17.4. Any other complaints about the spaces, offers, activities, orders, agreements and deliveries of services or products, must be reported immediately after discovery, but no later than 7 days after the use of the space, in writing.
17.5. In case of a justified complaint, the customer and Rare Studios will seek a reasonable and fair solution. However, Rare Studios does not in any case give refunds in response to a complaint.
17.6. If a complaint is not reported to Rare Studios within the mentioned period of 7 days after the use of the space, the space is deemed to have been put into use in good condition. In this case, the space and the facilities comply with the user agreement.
17.7. Complaints do not suspend the payment obligation of the user.

Modification of the agreement

18.1. If, after the conclusion of the agreement and before its implementation, it appears necessary to change or supplement its contents, the parties shall timely and in mutual consultation adjust the agreement accordingly.

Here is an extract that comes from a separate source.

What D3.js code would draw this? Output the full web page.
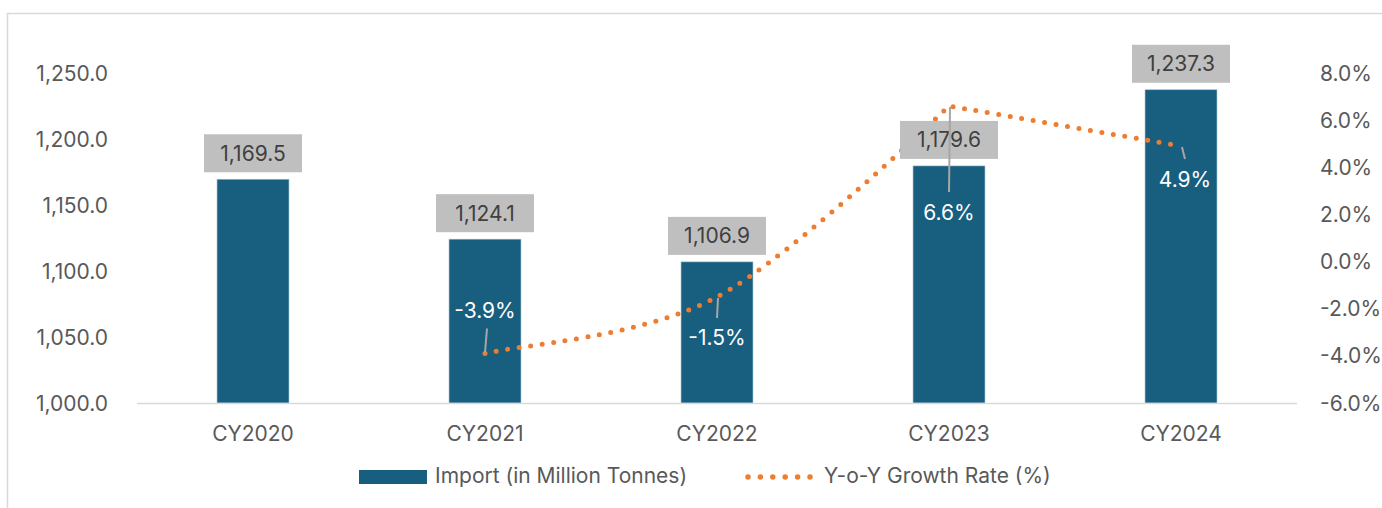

Changes in the general terms and conditions

19.1. Rare Studios is entitled to amend or supplement these general terms and conditions.
19.2. Changes of minor importance can be made at any time.
19.3. Major changes in the content will be discussed by Rare Studios with the customer in advance as much as possible.
19.4. Customers are entitled to cancel the agreement in the event of a substantial change to the general terms and conditions.

Transfer of rights

20.1. The customer cannot transfer its rights deferring from an agreement with Rare Studios to third parties without the prior written consent of Rare Studios.
20.2. This provision applies as a clause with a property law effect as referred to in Section 3:83 (2) Dutch Civil Code.

Consequences of nullity or annullability

21.1. If one or more provisions of these general terms and conditions prove null or annullable, this will not affect the other provisions of these terms and conditions.
21.2. A provision that is null or annullable shall, in that case, be replaced by a provision that comes closest to what Rare Studios had in mind when drafting the conditions on that issue.

Applicable law and competent court

22.1. Dutch law is exclusively applicable to all agreements between the parties.
22.2. The Dutch court in the district where Rare Studios is established is exclusively competent in case of any disputes between parties unless the law prescribes otherwise.